Written request → Retype the records below exactly as they appear, but leave out any pictures.

[Begin Data listing]

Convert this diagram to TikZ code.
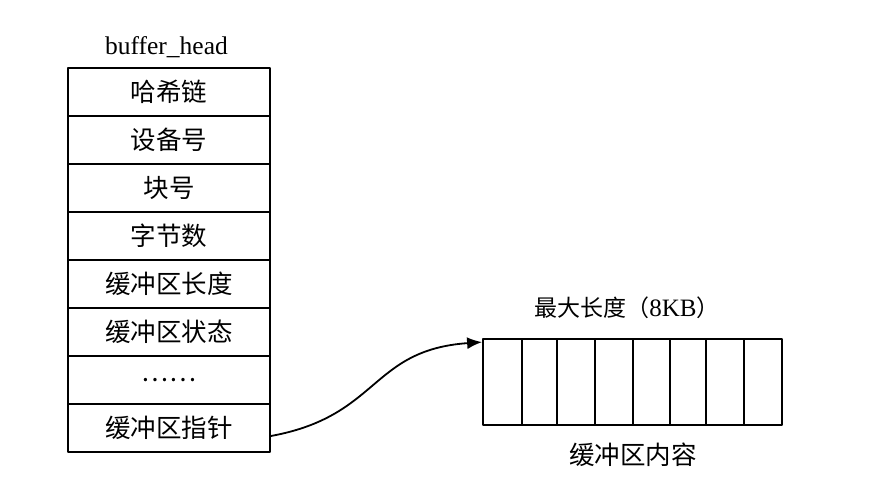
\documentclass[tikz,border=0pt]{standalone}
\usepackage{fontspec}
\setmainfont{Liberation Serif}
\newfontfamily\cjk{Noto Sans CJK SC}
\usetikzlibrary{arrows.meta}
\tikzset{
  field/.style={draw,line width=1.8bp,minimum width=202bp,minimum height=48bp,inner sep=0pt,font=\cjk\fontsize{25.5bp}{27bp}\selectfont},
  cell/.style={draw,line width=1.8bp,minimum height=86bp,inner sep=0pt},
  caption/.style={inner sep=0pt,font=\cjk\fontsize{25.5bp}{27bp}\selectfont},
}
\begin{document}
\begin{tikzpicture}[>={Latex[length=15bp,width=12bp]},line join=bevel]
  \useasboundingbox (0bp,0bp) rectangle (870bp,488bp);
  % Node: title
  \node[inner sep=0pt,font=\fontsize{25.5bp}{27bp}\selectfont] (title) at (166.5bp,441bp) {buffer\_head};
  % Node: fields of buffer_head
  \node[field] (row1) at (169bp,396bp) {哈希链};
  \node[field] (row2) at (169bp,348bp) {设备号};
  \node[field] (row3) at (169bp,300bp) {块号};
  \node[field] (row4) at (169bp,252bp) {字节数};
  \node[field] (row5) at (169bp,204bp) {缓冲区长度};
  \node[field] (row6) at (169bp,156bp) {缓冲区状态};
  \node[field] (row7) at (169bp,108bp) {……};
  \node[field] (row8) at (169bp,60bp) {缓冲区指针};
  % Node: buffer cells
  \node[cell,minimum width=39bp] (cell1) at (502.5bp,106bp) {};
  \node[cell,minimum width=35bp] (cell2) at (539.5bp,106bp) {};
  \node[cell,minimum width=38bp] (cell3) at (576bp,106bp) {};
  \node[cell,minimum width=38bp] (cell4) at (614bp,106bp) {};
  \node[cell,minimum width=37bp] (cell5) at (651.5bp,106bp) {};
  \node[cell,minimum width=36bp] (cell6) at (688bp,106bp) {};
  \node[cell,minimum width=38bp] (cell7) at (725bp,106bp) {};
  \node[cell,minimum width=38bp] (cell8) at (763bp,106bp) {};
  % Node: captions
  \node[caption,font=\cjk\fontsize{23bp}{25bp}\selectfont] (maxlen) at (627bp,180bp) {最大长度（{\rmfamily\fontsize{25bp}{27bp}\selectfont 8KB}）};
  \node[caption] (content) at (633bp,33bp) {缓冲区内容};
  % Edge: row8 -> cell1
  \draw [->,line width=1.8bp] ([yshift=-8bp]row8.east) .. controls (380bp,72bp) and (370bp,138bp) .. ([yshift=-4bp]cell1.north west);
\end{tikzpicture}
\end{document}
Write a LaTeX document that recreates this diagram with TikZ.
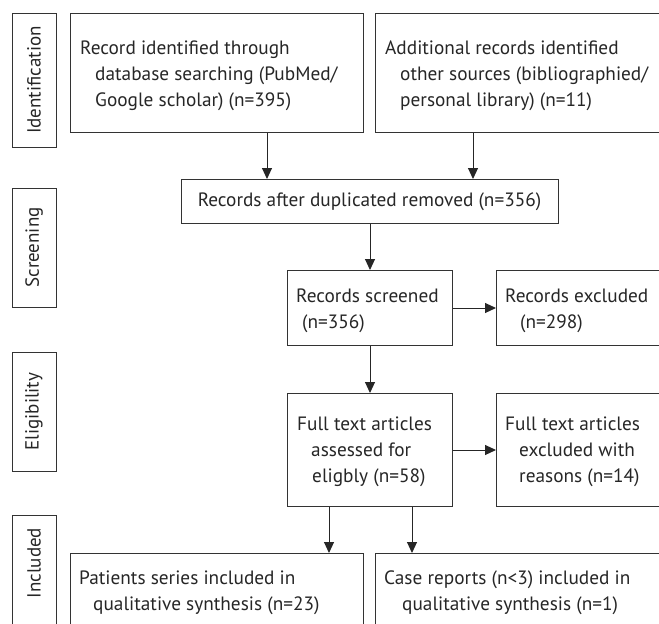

[End Data listing]

Right answer →
Convert this diagram to TikZ code.
\documentclass[tikz,border=0pt]{standalone}
\usepackage{fontspec}
\setmainfont{Liberation Serif}
\newfontfamily\cjk{Noto Sans CJK SC}
\usetikzlibrary{arrows.meta}
\tikzset{
  field/.style={draw,line width=1.8bp,minimum width=202bp,minimum height=48bp,inner sep=0pt,font=\cjk\fontsize{25.5bp}{27bp}\selectfont},
  cell/.style={draw,line width=1.8bp,minimum height=86bp,inner sep=0pt},
  caption/.style={inner sep=0pt,font=\cjk\fontsize{25.5bp}{27bp}\selectfont},
}
\begin{document}
\begin{tikzpicture}[>={Latex[length=15bp,width=12bp]},line join=bevel]
  \useasboundingbox (0bp,0bp) rectangle (870bp,488bp);
  % Node: title
  \node[inner sep=0pt,font=\fontsize{25.5bp}{27bp}\selectfont] (title) at (166.5bp,441bp) {buffer\_head};
  % Node: fields of buffer_head
  \node[field] (row1) at (169bp,396bp) {哈希链};
  \node[field] (row2) at (169bp,348bp) {设备号};
  \node[field] (row3) at (169bp,300bp) {块号};
  \node[field] (row4) at (169bp,252bp) {字节数};
  \node[field] (row5) at (169bp,204bp) {缓冲区长度};
  \node[field] (row6) at (169bp,156bp) {缓冲区状态};
  \node[field] (row7) at (169bp,108bp) {……};
  \node[field] (row8) at (169bp,60bp) {缓冲区指针};
  % Node: buffer cells
  \node[cell,minimum width=39bp] (cell1) at (502.5bp,106bp) {};
  \node[cell,minimum width=35bp] (cell2) at (539.5bp,106bp) {};
  \node[cell,minimum width=38bp] (cell3) at (576bp,106bp) {};
  \node[cell,minimum width=38bp] (cell4) at (614bp,106bp) {};
  \node[cell,minimum width=37bp] (cell5) at (651.5bp,106bp) {};
  \node[cell,minimum width=36bp] (cell6) at (688bp,106bp) {};
  \node[cell,minimum width=38bp] (cell7) at (725bp,106bp) {};
  \node[cell,minimum width=38bp] (cell8) at (763bp,106bp) {};
  % Node: captions
  \node[caption,font=\cjk\fontsize{23bp}{25bp}\selectfont] (maxlen) at (627bp,180bp) {最大长度（{\rmfamily\fontsize{25bp}{27bp}\selectfont 8KB}）};
  \node[caption] (content) at (633bp,33bp) {缓冲区内容};
  % Edge: row8 -> cell1
  \draw [->,line width=1.8bp] ([yshift=-8bp]row8.east) .. controls (380bp,72bp) and (370bp,138bp) .. ([yshift=-4bp]cell1.north west);
\end{tikzpicture}
\end{document}
Write a LaTeX document that recreates this diagram with TikZ.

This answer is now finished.